Compiler errors can also trip you up. If you use #[instrument] on a function with a non-Debug argument, the compiler rejects it with E0277 (trait bound not satisfied). The error points to the macro expansion. It complains that the type does not implement Debug. Add skip(arg_name) to fix it. If you forget tracing_subscriber::fmt::init(), you get no output. The events are generated but discarded. There is no compiler error. The code runs silently. Always initialize the subscriber.

When to use tracing versus alternatives

Pick the right tool for your complexity. Not every project needs spans.

Use println! for quick scripts where you run the code once and read the output immediately.

Use the log crate when you are writing a library that needs to emit messages but does not want to force a tracing dependency on users.

Use tracing for async applications where you need to track request flow across .await points and correlate logs from concurrent tasks.

Use #[instrument] for functions that represent a logical unit of work, especially when you want to capture arguments and duration automatically.

Use manual span! and enter() when you need fine-grained control over span lifetimes, such as spanning across multiple function calls or conditional logic.

Use tracing-subscriber env filter when you need dynamic filtering by level or target.

Use JSON formatting when you send logs to an aggregation system like Elasticsearch or Datadog.

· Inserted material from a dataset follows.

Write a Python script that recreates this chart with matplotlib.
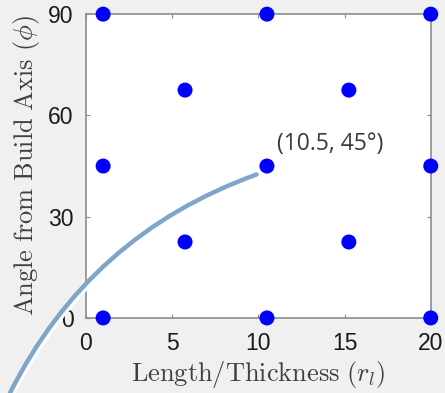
import matplotlib
matplotlib.use("Agg")
import matplotlib.pyplot as plt
import matplotlib.patheffects as pe

# Data
x_vals = [1, 10.5, 20, 5.75, 15.25, 1, 10.5, 20, 5.75, 15.25, 1, 10.5, 20]
y_vals = [0, 0, 0, 22.5, 22.5, 45, 45, 45, 67.5, 67.5, 90, 90, 90]
x_ticks = [0, 5, 10, 15, 20]
y_ticks = [0, 30, 60, 90]
annot_point = (10.5, 45)
annot_text = "(10.5, 45°)"

plt.rcParams['mathtext.fontset'] = 'cm'

fig = plt.figure(figsize=(4.45, 3.93), dpi=100, facecolor='#f0f0f0')
ax = fig.add_axes([0.193, 0.191, 0.775, 0.773])
ax.set_facecolor('white')

ax.scatter(x_vals, y_vals, s=117, color='#0000ff', zorder=5, clip_on=False, edgecolors='none')

ax.set_xlim(0, 20)
ax.set_ylim(0, 90)
ax.set_xticks(x_ticks)
ax.set_yticks(y_ticks)
for s in ax.spines.values():
    s.set_color('#8c8c8c')
    s.set_linewidth(1.2)
ax.tick_params(direction='in', length=3, color='#8c8c8c', top=True, right=True,
               labelsize=16.5, labelcolor='#1a1a1a')
ax.tick_params(axis='x', pad=10)
ax.tick_params(axis='y', pad=9)
for lab in ax.get_xticklabels() + ax.get_yticklabels():
    lab.set_family('Liberation Sans')

ax.set_xlabel(r'$\mathrm{Length/Thickness}\ (r_l)$', fontsize=19, color='#404040', labelpad=3)
ax.set_ylabel(r'$\mathrm{Angle\ from\ Build\ Axis}\ (\phi)$', fontsize=19, color='#404040', labelpad=4)

# annotation text
ax.text(11.1, 51.5, annot_text, fontsize=16.5, color='#3a3a3a', family='Open Sans',
        ha='left', va='center')

# curved callout line
ax.annotate('', xy=(9.9, 42.5), xycoords='data',
            xytext=(10 / 445, 0.0), textcoords='figure fraction',
            arrowprops=dict(arrowstyle='-', color='#7fa6c8', lw=3.2,
                            connectionstyle='arc3,rad=-0.2',
                            shrinkA=0, shrinkB=0,
                            path_effects=[pe.SimpleLineShadow(offset=(1.5, -1.5), shadow_color='#ffffff', alpha=0.95, linewidth=3.5),
                                          pe.Normal()]),
            annotation_clip=False, zorder=10)

fig.savefig('out.png', dpi=100, facecolor=fig.get_facecolor())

Pick the tool that matches your complexity. Async needs spans.

Where to go next

Tracing acts like a dashboard for your async code, showing exactly when tasks start, finish, and what data they are processing. It matters because async code runs in parallel, making it hard to see where delays or errors happen without a timeline. Think of it as a flight recorder for your program that logs every step so you can replay the sequence of events.